Parks adds that Cosatu appreciates plans on the part of the government and the president to intervene, but adds that it is deeply distressing that South Africa has shed 500 000 jobs each year since 2008. 

“We call for an urgent jobs summit, particularly in the mining and manufacturing sectors. There are no easy solutions for South Africa’s unemployment crisis, and we need to see a sense of urgency from government. While the various Public Works programmes have made inroads, we have also seen abuses in these, as they provide cheap labour for municipalities, rather than decent, well-paying jobs. We simply can’t have ‘business as usual’ when one in three South Africans is unemployed.” 

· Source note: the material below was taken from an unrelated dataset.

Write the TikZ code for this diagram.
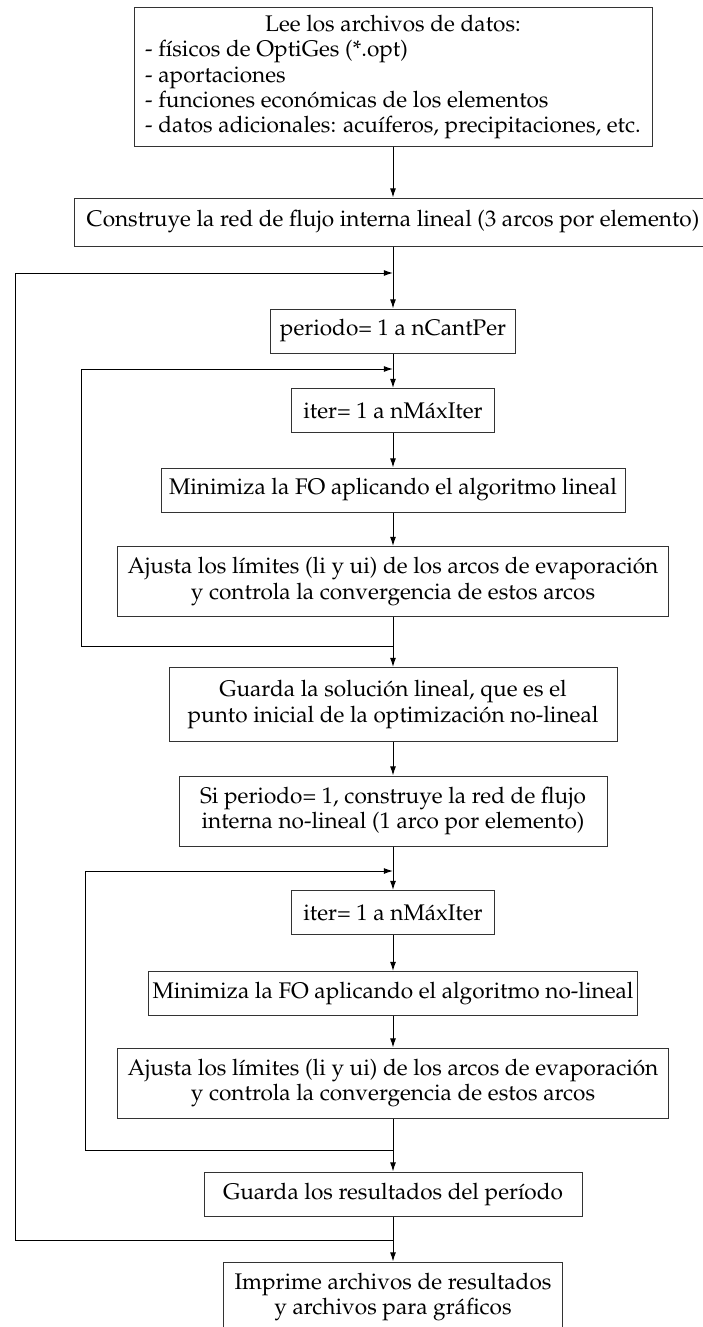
\documentclass[tikz,border=0pt]{standalone}
\usepackage[T1]{fontenc}
\usepackage{mathpazo}
\usepackage{tikz}
\usetikzlibrary{positioning, arrows.meta}

\begin{document}
\begin{tikzpicture}[
  x=0.5pt, y=-0.5pt,
  caja/.style={draw=black!80, line width=0.5pt, fill=white, align=center, inner sep=2pt,
    font=\fontsize{11.3}{12.6}\selectfont, minimum height=22pt},
  caja2/.style={caja, minimum height=35pt},
  flecha/.style={line width=0.5pt, -{Latex[length=4.6pt,width=3pt]}},
  linea/.style={line width=0.5pt}
]
  \useasboundingbox (0,0) rectangle (702,1327);

  % cajas del diagrama
  \node[caja, minimum height=69pt, minimum width=259pt] (leer) at (393,77)
    {\begin{tabular}{@{}l@{}}
      \multicolumn{1}{@{}c@{}}{Lee los archivos de datos:}\\
      - f\'{\i}sicos de OptiGes (*.opt)\\
      - aportaciones\\
      - funciones econ\'omicas de los elementos\\
      - datos adicionales: acu\'{\i}feros, precipitaciones, etc.
    \end{tabular}};
  \node[caja, minimum height=24pt, minimum width=325pt] (construye) at (399,222)
    {\hspace*{-6pt}Construye la red de flujo interna lineal (3 arcos por elemento)};
  \node[caja, minimum width=122.5pt] (periodo) at (393,331) {periodo= 1 a nCantPer};
  \node[caja, minimum width=101.5pt] (iterA) at (393,410.5) {iter= 1 a nM\'axIter};
  \node[caja, minimum width=232pt] (minA) at (393,490)
    {Minimiza la FO aplicando el algoritmo lineal};
  \node[caja2, minimum width=275.5pt] (ajustaA) at (393,581.5)
    {Ajusta los l\'{\i}mites (li y ui) de los arcos de evaporaci\'on\\
     y controla la convergencia de estos arcos};
  \node[caja2, minimum width=224pt, minimum height=37pt] (guardaLin) at (393,704.5)
    {Guarda la soluci\'on lineal, que es el\\
     punto inicial de la optimizaci\'on no-lineal};
  \node[caja2, minimum width=214pt] (construyeNL) at (393,811)
    {Si periodo= 1, construye la red de flujo\\
     interna no-lineal (1 arco por elemento)};
  \node[caja, minimum width=101.5pt] (iterB) at (393,912.5) {iter= 1 a nM\'axIter};
  \node[caja, minimum width=244pt] (minB) at (393,993.5)
    {Minimiza la FO aplicando el algoritmo no-lineal};
  \node[caja2, minimum width=275.5pt] (ajustaB) at (393,1083)
    {Ajusta los l\'{\i}mites (li y ui) de los arcos de evaporaci\'on\\
     y controla la convergencia de estos arcos};
  \node[caja, minimum width=189pt] (guardaRes) at (393,1194)
    {Guarda los resultados del per\'{\i}odo};
  \node[caja2, minimum width=169.5pt] (imprime) at (393,1297)
    {Imprime archivos de resultados\\
     y archivos para gr\'aficos};

  % puntos de entrada y retorno de los bucles
  \coordinate (entPer) at (393,273);
  \coordinate (retPer) at (393,1240);
  \coordinate (entIterA) at (393,369);
  \coordinate (retIterA) at (393,646);
  \coordinate (entIterB) at (393,871);
  \coordinate (retIterB) at (393,1150);

  % flujo principal
  \draw[flecha] (leer) -- (leer |- construye.north);
  \draw[flecha] (leer |- construye.south) -- (periodo);
  \draw[flecha] (periodo) -- (iterA);
  \draw[flecha] (iterA) -- (minA);
  \draw[flecha] (minA) -- (ajustaA);
  \draw[flecha] (ajustaA) -- (guardaLin);
  \draw[flecha] (guardaLin) -- (construyeNL);
  \draw[flecha] (construyeNL) -- (iterB);
  \draw[flecha] (iterB) -- (minB);
  \draw[flecha] (minB) -- (ajustaB);
  \draw[flecha] (ajustaB) -- (guardaRes);
  \draw[flecha] (guardaRes) -- (imprime);

  % bucles
  \draw[flecha] (retPer) -- ++(-378,0) |- (entPer);
  \draw[flecha] (retIterA) -- ++(-312,0) |- (entIterA);
  \draw[flecha] (retIterB) -- ++(-308,0) |- (entIterB);
\end{tikzpicture}
\end{document}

The Gordon Institute of Business Sciences’ Professor Albert Wöcke has a history in the union sector, is a founding member of the Public Service Bargaining Council, and he has represented the labour movement in the Public Finance and Monetary Policy Chamber of Nedlac. 

“The bottom line is that mining houses and labour have to co-exist, there’s no question about that,” he said. “Unions need to strike every now and then — that’s part of their relationship with employers — and peaceful labour is just not how our system works. But the ideal is short strikes that are entered into as a last resort, and they need to be constructive. Their foundation needs to be on a mature relationship, where people respect each other. At the moment, these relationships are disrupted by union rivalry, and social and material pressures.” 

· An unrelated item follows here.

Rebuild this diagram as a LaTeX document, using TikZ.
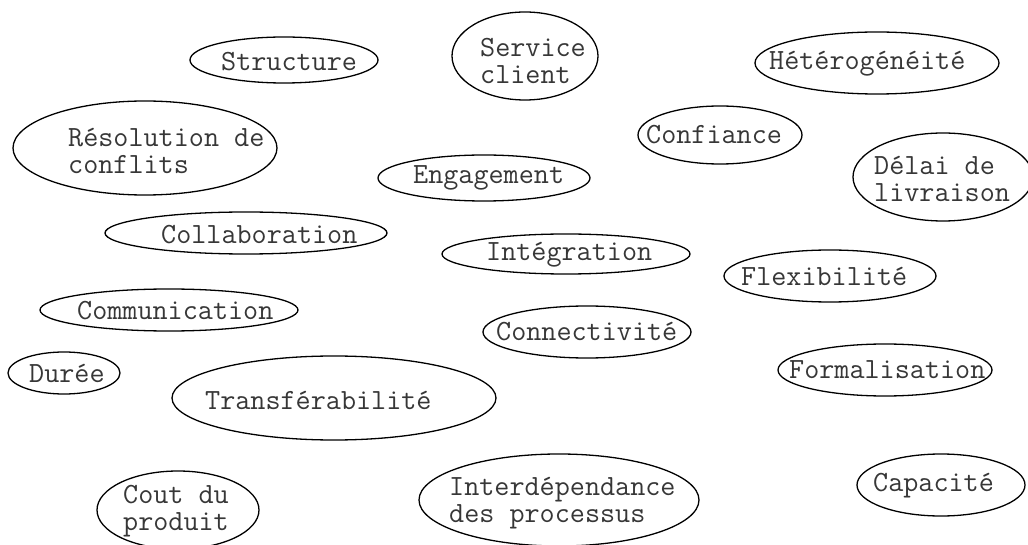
\documentclass[tikz,border=0pt]{standalone}
\usepackage{fontspec}
\usepackage{tikz}
\usetikzlibrary{shapes.geometric}
\definecolor{inkgrey}{RGB}{55,55,55}
\tikzset{
  bubbleshape/.style={ellipse,draw=black,line width=1.3pt,inner sep=0pt},
  bubbletext/.style={anchor=west,inner sep=0pt,align=left,text=inkgrey,
    font=\ttfamily\fontsize{29.3}{27}\selectfont},
}
% #1 name, #2 cx, #3 cy, #4 rx, #5 ry, #6 text x, #7 text y, #8 text
\newcommand{\bubble}[8]{%
  \node[bubbleshape,minimum width={2*#4},minimum height={2*#5}] (#1) at (#2,#3) {};
  \node[bubbletext] (#1-t) at (#6,#7) {#8};}

\begin{document}
\begin{tikzpicture}[x=1pt,y=-1pt]
        \clip (0,0) rectangle (1028,545);
        \fill[white] (0,0) rectangle (1028,545);
        \bubble{struct}{284}{60}{94}{23}{221}{62}{Structure}
        \bubble{serv}{525}{56}{73}{44}{480}{61}{Service\\client}
        \bubble{resol}{145}{148}{132}{47}{68}{151}{Résolution de\\conflits}
        \bubble{engag}{484}{178}{106}{23}{413}{178}{Engagement}
        \bubble{collab}{246}{233}{141}{21}{161}{235}{Collaboration}
        \bubble{integ}{566}{254}{124}{20}{486}{255}{Intégration}
        \bubble{hetero}{877}{63}{122}{31}{769}{64}{Hétérogénéité}
        \bubble{conf}{720}{135}{82}{29}{646}{135}{Confiance}
        \bubble{delai}{943}{177}{90}{44}{874}{179}{Délai de\\livraison}
        \bubble{flex}{830}{276}{106}{26}{741}{276}{Flexibilité}
        \bubble{comm}{169}{310}{129}{21}{77}{311}{Communication}
        \bubble{duree}{64}{373}{56}{21}{29}{373}{Durée}
        \bubble{transf}{334}{398}{162}{42}{205}{400}{Transférabilité}
        \bubble{cout}{178}{510}{81}{39}{123}{511}{Cout du\\produit}
        \bubble{interd}{559}{500}{140}{46}{449}{503}{Interdépendance\\des processus}
        \bubble{connect}{587}{332}{104}{26}{496}{332}{Connectivité}
        \bubble{formal}{885}{370}{107}{26}{789}{370}{Formalisation}
        \bubble{capac}{941}{485}{84}{31}{873}{486}{Capacité}
      \end{tikzpicture}
\end{document}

Wöcke added that while unions are competing with one another, with workers switching between unions on the promise of R100 more in their wage packet, it’s not possible for the situation to stabilise and for solid relationships to be built. 

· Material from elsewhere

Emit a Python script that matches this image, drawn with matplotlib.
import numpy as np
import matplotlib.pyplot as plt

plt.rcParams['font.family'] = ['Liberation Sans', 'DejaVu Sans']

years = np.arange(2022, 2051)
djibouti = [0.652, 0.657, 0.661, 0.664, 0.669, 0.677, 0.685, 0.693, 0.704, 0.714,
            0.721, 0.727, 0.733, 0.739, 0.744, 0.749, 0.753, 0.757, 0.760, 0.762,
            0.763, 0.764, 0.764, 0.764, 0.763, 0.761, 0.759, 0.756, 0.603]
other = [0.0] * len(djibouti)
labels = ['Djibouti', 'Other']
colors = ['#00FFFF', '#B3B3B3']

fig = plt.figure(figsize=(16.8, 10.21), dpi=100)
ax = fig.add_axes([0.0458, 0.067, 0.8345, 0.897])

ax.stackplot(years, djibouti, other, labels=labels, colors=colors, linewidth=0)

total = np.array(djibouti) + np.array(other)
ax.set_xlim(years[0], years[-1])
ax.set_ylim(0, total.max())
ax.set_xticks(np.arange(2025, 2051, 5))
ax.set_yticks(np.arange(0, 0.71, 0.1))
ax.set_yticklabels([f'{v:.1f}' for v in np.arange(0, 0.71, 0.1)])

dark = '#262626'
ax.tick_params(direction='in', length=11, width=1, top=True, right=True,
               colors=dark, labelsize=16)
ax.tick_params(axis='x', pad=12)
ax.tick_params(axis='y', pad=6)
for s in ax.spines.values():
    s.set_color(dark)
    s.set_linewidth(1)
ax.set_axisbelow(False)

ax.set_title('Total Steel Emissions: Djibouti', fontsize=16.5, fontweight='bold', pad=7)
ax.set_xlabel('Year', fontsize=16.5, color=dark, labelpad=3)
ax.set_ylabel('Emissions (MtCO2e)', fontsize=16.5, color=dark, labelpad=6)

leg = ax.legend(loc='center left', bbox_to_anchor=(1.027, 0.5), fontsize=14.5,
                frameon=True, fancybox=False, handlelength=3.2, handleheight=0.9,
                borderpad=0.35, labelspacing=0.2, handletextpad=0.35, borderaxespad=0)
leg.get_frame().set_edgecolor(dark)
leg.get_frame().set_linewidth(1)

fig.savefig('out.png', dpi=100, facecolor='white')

“Once we have stability, then the conversation needs to move to workplace issues, improving people’s lives and not just the workplace. This discussion will go to the heart of the alliance, as it will require additional role players to get involved for peace and stability. This will include the provision of housing and the upgrading of service delivery. Government has to get involved in this, because there are only so many social services that you can expect an employer to provide.” 

Noting that mining in South Africa is still in a positively Victorian state, Wöcke highlighted that technology is going to change the way that mines work, and that even more jobs are going to be shed as mechanisation and technology take over. The workforce will be smaller, but it will require more skilled, professional workers in a transition that is going to be messy, but one that will demand social agreements between employers, workers, unions, local government and community organisations.

“This is going to need two levels of agreements,” he said. “There will have to be normal workplace agreements, and parallel to those there needs to be a set of agreements that replace or extend the limited charters. These need to be of a social nature, focusing on community building, and that’s where government has to come to the table. In an ideal world, we’d have labour and employers working together, lobbying local government for better services. Can you imagine employers and unions marching together for service delivery?”

Parks quoted Winston Churchill, pointing out that you should never let a good crisis go to waste. “We’re hoping that the current crisis will force the employers, labour and government to find long-term solutions, so that mines will survive, workers will be employed at a decent wage, and there is a sustainable environment. Our view is that there’s no indication from business that they’re willing to change. The relationship has been poisoned over the last few years. Government needs to take the initiative and find a common ground for the way forward.”